Write out the listing from the line with "Recreate this image" to the line with "minimum height=63pt] (hyper)", both lines included, exactly and nothing beyond. Leave pictures out.

DATASET RECORDS:
--- START ---

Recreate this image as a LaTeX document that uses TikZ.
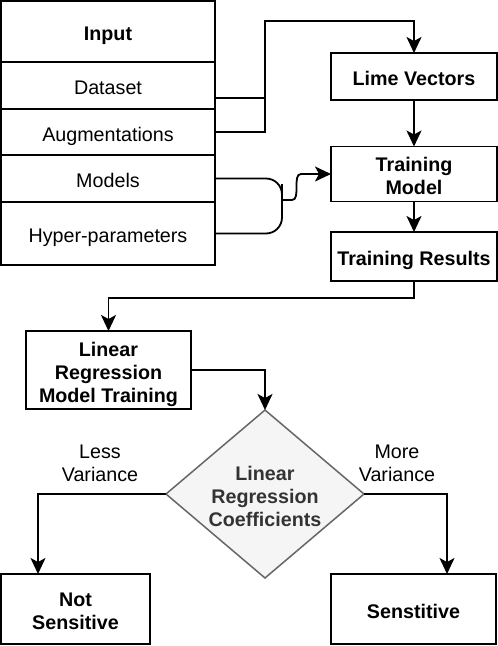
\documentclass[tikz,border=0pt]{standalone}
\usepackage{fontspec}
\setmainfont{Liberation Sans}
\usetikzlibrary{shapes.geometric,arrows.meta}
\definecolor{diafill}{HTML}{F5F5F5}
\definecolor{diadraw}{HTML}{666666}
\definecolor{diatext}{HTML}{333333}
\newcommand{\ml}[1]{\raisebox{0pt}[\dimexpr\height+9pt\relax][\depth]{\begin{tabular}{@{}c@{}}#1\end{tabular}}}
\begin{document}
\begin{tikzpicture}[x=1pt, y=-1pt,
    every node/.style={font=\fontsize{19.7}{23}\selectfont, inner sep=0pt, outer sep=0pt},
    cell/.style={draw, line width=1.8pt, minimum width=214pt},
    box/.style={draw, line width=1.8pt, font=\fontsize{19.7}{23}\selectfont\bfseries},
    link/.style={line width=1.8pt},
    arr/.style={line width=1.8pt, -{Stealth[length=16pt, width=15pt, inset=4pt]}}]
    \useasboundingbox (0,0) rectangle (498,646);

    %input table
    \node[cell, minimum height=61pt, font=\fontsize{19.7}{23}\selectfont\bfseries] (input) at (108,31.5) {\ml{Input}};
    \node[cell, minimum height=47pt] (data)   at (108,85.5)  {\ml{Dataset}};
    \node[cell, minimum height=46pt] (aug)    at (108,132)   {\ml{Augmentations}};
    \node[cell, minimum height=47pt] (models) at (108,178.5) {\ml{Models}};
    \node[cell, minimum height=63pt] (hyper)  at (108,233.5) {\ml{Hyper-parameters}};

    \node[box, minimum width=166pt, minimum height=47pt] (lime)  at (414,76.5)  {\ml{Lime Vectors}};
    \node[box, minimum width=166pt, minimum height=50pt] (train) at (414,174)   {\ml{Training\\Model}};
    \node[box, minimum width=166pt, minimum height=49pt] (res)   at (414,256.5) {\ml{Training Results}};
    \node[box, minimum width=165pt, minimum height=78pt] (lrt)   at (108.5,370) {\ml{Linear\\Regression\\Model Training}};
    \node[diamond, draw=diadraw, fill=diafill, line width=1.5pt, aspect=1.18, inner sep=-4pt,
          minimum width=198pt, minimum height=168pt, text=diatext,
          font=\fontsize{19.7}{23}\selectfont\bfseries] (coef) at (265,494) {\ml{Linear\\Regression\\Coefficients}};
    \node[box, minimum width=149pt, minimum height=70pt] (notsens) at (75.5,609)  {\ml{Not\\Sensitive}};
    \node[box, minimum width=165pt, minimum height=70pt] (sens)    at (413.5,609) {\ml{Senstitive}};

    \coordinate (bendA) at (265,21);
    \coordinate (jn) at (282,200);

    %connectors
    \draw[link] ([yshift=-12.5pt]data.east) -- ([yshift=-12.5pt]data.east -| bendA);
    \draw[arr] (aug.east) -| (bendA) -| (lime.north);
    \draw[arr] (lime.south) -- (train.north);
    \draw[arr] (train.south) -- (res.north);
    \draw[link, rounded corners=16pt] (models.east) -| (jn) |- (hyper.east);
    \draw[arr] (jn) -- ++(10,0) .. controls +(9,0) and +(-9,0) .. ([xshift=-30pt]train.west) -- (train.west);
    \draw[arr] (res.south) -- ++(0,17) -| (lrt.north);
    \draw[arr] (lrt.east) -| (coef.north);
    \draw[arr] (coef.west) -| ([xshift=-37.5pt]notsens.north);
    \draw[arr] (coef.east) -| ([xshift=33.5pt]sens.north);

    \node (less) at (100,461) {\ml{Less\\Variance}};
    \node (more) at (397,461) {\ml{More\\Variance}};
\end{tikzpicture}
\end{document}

--- END ---
--- START ---

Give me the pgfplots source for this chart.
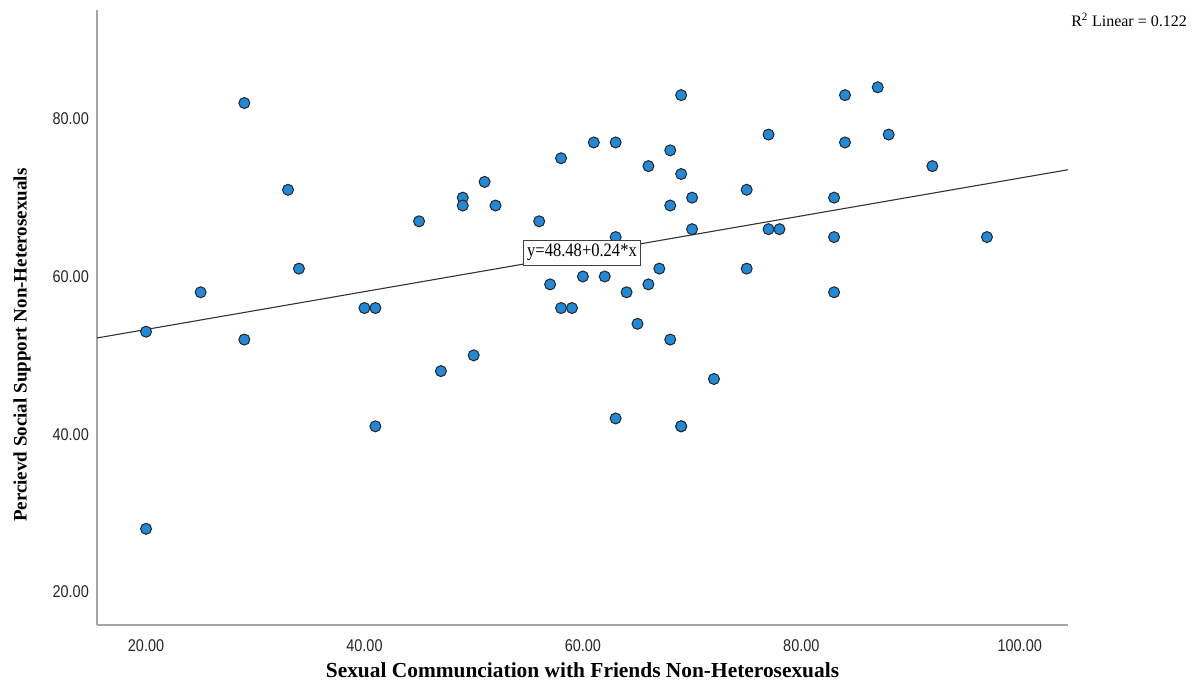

--- END ---

SOLUTION FOR THIS TASK:
Recreate this image as a LaTeX document that uses TikZ.
\documentclass[tikz,border=0pt]{standalone}
\usepackage{fontspec}
\setmainfont{Liberation Sans}
\usetikzlibrary{shapes.geometric,arrows.meta}
\definecolor{diafill}{HTML}{F5F5F5}
\definecolor{diadraw}{HTML}{666666}
\definecolor{diatext}{HTML}{333333}
\newcommand{\ml}[1]{\raisebox{0pt}[\dimexpr\height+9pt\relax][\depth]{\begin{tabular}{@{}c@{}}#1\end{tabular}}}
\begin{document}
\begin{tikzpicture}[x=1pt, y=-1pt,
    every node/.style={font=\fontsize{19.7}{23}\selectfont, inner sep=0pt, outer sep=0pt},
    cell/.style={draw, line width=1.8pt, minimum width=214pt},
    box/.style={draw, line width=1.8pt, font=\fontsize{19.7}{23}\selectfont\bfseries},
    link/.style={line width=1.8pt},
    arr/.style={line width=1.8pt, -{Stealth[length=16pt, width=15pt, inset=4pt]}}]
    \useasboundingbox (0,0) rectangle (498,646);

    %input table
    \node[cell, minimum height=61pt, font=\fontsize{19.7}{23}\selectfont\bfseries] (input) at (108,31.5) {\ml{Input}};
    \node[cell, minimum height=47pt] (data)   at (108,85.5)  {\ml{Dataset}};
    \node[cell, minimum height=46pt] (aug)    at (108,132)   {\ml{Augmentations}};
    \node[cell, minimum height=47pt] (models) at (108,178.5) {\ml{Models}};
    \node[cell, minimum height=63pt] (hyper)  at (108,233.5) {\ml{Hyper-parameters}};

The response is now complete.